Matt Damon Is Confused About Diversity on Project Greenlight
After a 10-year hiatus, Ben Affleck and Matt Damon’s documentary series Project Greenlight premiered Sunday.
The series helps budding filmmakers by giving them a chance to direct their first movie. But in the long-awaited reboot, Damon highlighted a key problem with diversity in Hollywood.
In the first episode, Damon, Affleck, and several other producers discuss which filmmaker among the finalists should be chosen to direct a film. Damon and Affleck reveal their top four choices, all of whom are white men.

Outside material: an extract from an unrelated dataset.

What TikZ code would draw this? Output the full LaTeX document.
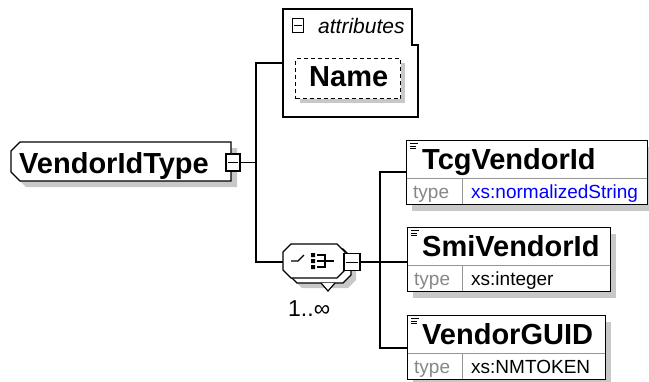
\documentclass[tikz,border=0pt]{standalone}
\usepackage{fontspec}
\setmainfont{Liberation Sans}
\definecolor{shade}{RGB}{200,200,200}
\definecolor{rulegray}{RGB}{150,150,150}
\definecolor{labelgray}{RGB}{135,135,135}
\definecolor{typeblue}{RGB}{0,0,255}
\tikzset{
  edge/.style={line width=1.3pt, draw=black},
  frame/.style={line width=1.3pt, draw=black, fill=white},
  innerrule/.style={line width=1pt, draw=rulegray},
  shadowfill/.style={fill=shade},
  elname/.style={font=\fontsize{29}{32}\selectfont\bfseries, inner sep=0pt, anchor=base west},
  smalltext/.style={font=\fontsize{19}{22}\selectfont, inner sep=0pt, anchor=base west},
  toggle/.style={draw=black, fill=white, line width=1.1pt, inner sep=0pt},
  minusbar/.style={line width=1pt, draw=black},
}
% element box with a name row and a type row
\newcommand\xsdchild[6]{%
  \fill[shadowfill] (#2+6,#3+7) rectangle (#4+6,#3+71);
  \fill[white] (#2,#3) rectangle (#4,#3+64);
  \draw[innerrule] (#2,#3+38) -- (#4,#3+38);
  \draw[innerrule] (462,#3+38) -- (462,#3+64);
  \node[draw=black, line width=1.3pt, inner sep=0pt, anchor=north west,
        minimum width=#4-#2, minimum height=64] (#1) at (#2,#3) {};
  \draw[line width=0.9pt] (#2+4,#3+3.5) -- ++(8,0)
                          (#2+4,#3+6) -- ++(6,0)
                          (#2+4,#3+8.5) -- ++(6,0);
  \node[elname] (#1name) at (422,#3+29) {#5};
  \node[smalltext, text=labelgray] (#1key) at (#2+7,#3+58) {type};
  \node[smalltext] (#1val) at (471,#3+58) {#6};
}
\begin{document}
\begin{tikzpicture}[x=1pt,y=-1pt]
\useasboundingbox (0,0) rectangle (649,381);

% junction points of the connectors
\coordinate (busA) at (256,63);
\coordinate (busB) at (256,262);
\coordinate (groupIn) at (283,63);
\coordinate (seqIn) at (283,262);
\coordinate (busTop) at (380,172);
\coordinate (busMid) at (380,262);
\coordinate (busBot) at (380,348);
\coordinate (tcgIn) at (406,172);
\coordinate (smiIn) at (407,262);
\coordinate (guidIn) at (407,348);

% connectors
\draw[edge] (groupIn) -- (busA) -- (busB) -- (seqIn);
\draw[edge] (tcgIn) -- (busTop) -- (busBot) -- (guidIn);
\draw[edge] (busMid) -- (smiIn);

% complex type
\fill[shadowfill] (26,148) -- (237,148) -- (237,187) -- (26,187) -- (17,178) -- (17,157) -- cycle;
\draw[frame] (20,142) -- (231,142) -- (231,181) -- (20,181) -- (11,172) -- (11,151) -- cycle;
\node[elname] (typename) at (19,173) {VendorIdType};
\node[toggle, minimum width=14pt, minimum height=17pt] (typetoggle) at (233,162.5) {};
\draw[minusbar] ([xshift=3pt]typetoggle.west) -- ([xshift=-3pt]typetoggle.east);
\draw[edge] (typetoggle.east) -- (typetoggle.east -| busA);

% attribute group
\draw[frame] (283,9) -- (412,9) -- (412,45) -- (418,45) -- (418,117) -- (283,117) -- cycle;
\node[toggle, minimum width=11pt, minimum height=14pt] (attrtoggle) at (298,25.5) {};
\draw[minusbar] ([xshift=2pt]attrtoggle.west) -- ([xshift=-2pt]attrtoggle.east);
\node[font=\fontsize{21}{24}\selectfont\itshape, inner sep=0pt, anchor=base west] (attrlabel) at (318,33) {attributes};
\fill[shadowfill] (300,63) rectangle (405,103);
\node[draw=black, dashed, dash pattern=on 4pt off 3pt, fill=white, line width=1.3pt, inner sep=0pt,
      anchor=north west, minimum width=105pt, minimum height=40pt] (attrbox) at (295,58) {};
\node[elname] (attrname) at (309,86) {Name};

% sequence compositor, repeated
\fill[shadowfill] (302,254) -- (348,254) -- (356,262) -- (356,280) -- (348,288) -- (302,288) -- (294,280) -- (294,262) -- cycle;
\draw[frame, line width=1.2pt] (297,249) -- (343,249) -- (351,257) -- (351,275) -- (343,283) -- (297,283) -- (289,275) -- (289,257) -- cycle;
\draw[line width=1.2pt, fill=white] (321,283) -- (328,291) -- (335,283);
\draw[frame, line width=1.2pt] (291,244) -- (337,244) -- (345,252) -- (345,270) -- (337,278) -- (291,278) -- (283,270) -- (283,252) -- cycle;
\draw[line width=1.2pt] (291,261) -- (298,261) -- (304,255);
\fill (311,253) rectangle (315,257) (311,259) rectangle (315,263) (311,265) rectangle (315,269);
\draw[line width=1.2pt] (317,255) -- (325,255) -- (325,267) -- (317,267);
\draw[line width=1.2pt] (317,261) -- (334,261);
\node[toggle, minimum width=16pt, minimum height=17pt] (seqtoggle) at (352,262) {};
\draw[minusbar] ([xshift=3pt]seqtoggle.west) -- ([xshift=-3pt]seqtoggle.east);
\draw[edge] (seqtoggle.east) -- (busMid);
\node[font=\fontsize{23}{26}\selectfont, inner sep=0pt, anchor=base west] (occurs) at (288,316) {1..∞};

% child elements
\xsdchild{tcg}{406}{140}{647}{TcgVendorId}{\textcolor{typeblue}{xs:normalizedString}}
\xsdchild{smi}{407}{227}{610}{SmiVendorId}{xs:integer}
\xsdchild{guid}{407}{315}{605}{VendorGUID}{xs:NMTOKEN}
\end{tikzpicture}
\end{document}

Effie Brown, a female black producer, is the only judge who’s a person of color. Perhaps most well-known for her film Dear White People, Brown voices her concerns about the portrayal of the sole black character in a film, a prostitute named Harmony.
“I would just urge people to think about whoever this director is, the way that they’re going to treat the character of Harmony, her being a prostitute,” Brown says. “[She’s] the only black person, being a hooker who gets hit by her white pimp.”

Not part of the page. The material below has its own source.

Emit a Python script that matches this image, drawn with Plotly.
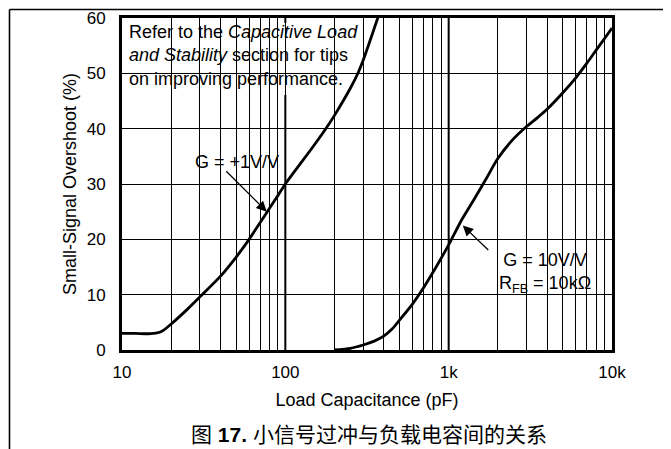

Damon interrupts Brown’s attempt to convey that maybe an all-white crew wouldn’t be the best fit to direct the film’s storyline, and as she tries to respond, he talks over her.
“When we’re talking about diversity, you do it in the casting of the film, not in the casting of the show,” Damon explains.

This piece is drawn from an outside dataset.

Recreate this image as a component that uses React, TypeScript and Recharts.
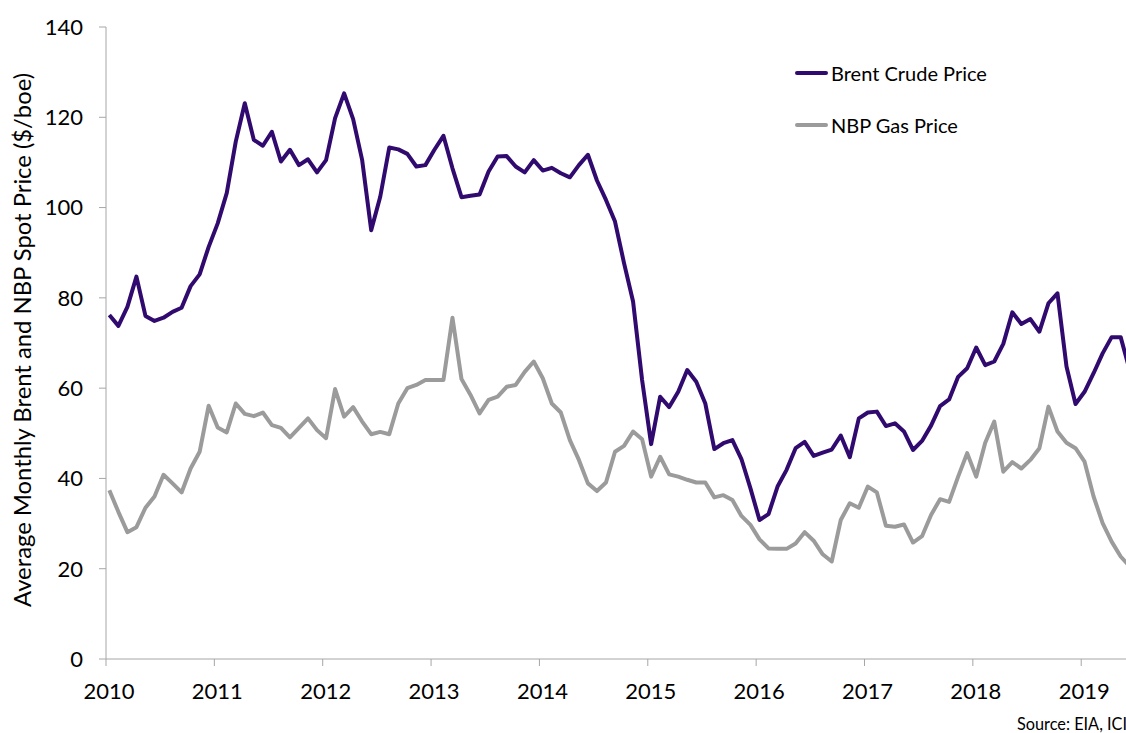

Brown reacts in the only way possible, letting out a “Wow. Okay.”
Damon’s response is as much shocking as it is flat-out wrong—his version of diversity is enforcing an unfortunate reality in Hollywood. According to a study by USC Annenberg, there were two women directors and five black directors in the top 100 films of 2014. Only one out of the total 107 directors was a black woman.
Fortunately, Damon’s less-than-admirable input can spark a conversation about diversity behind the camera. But c’mon, Matt, you’re seriously letting us down.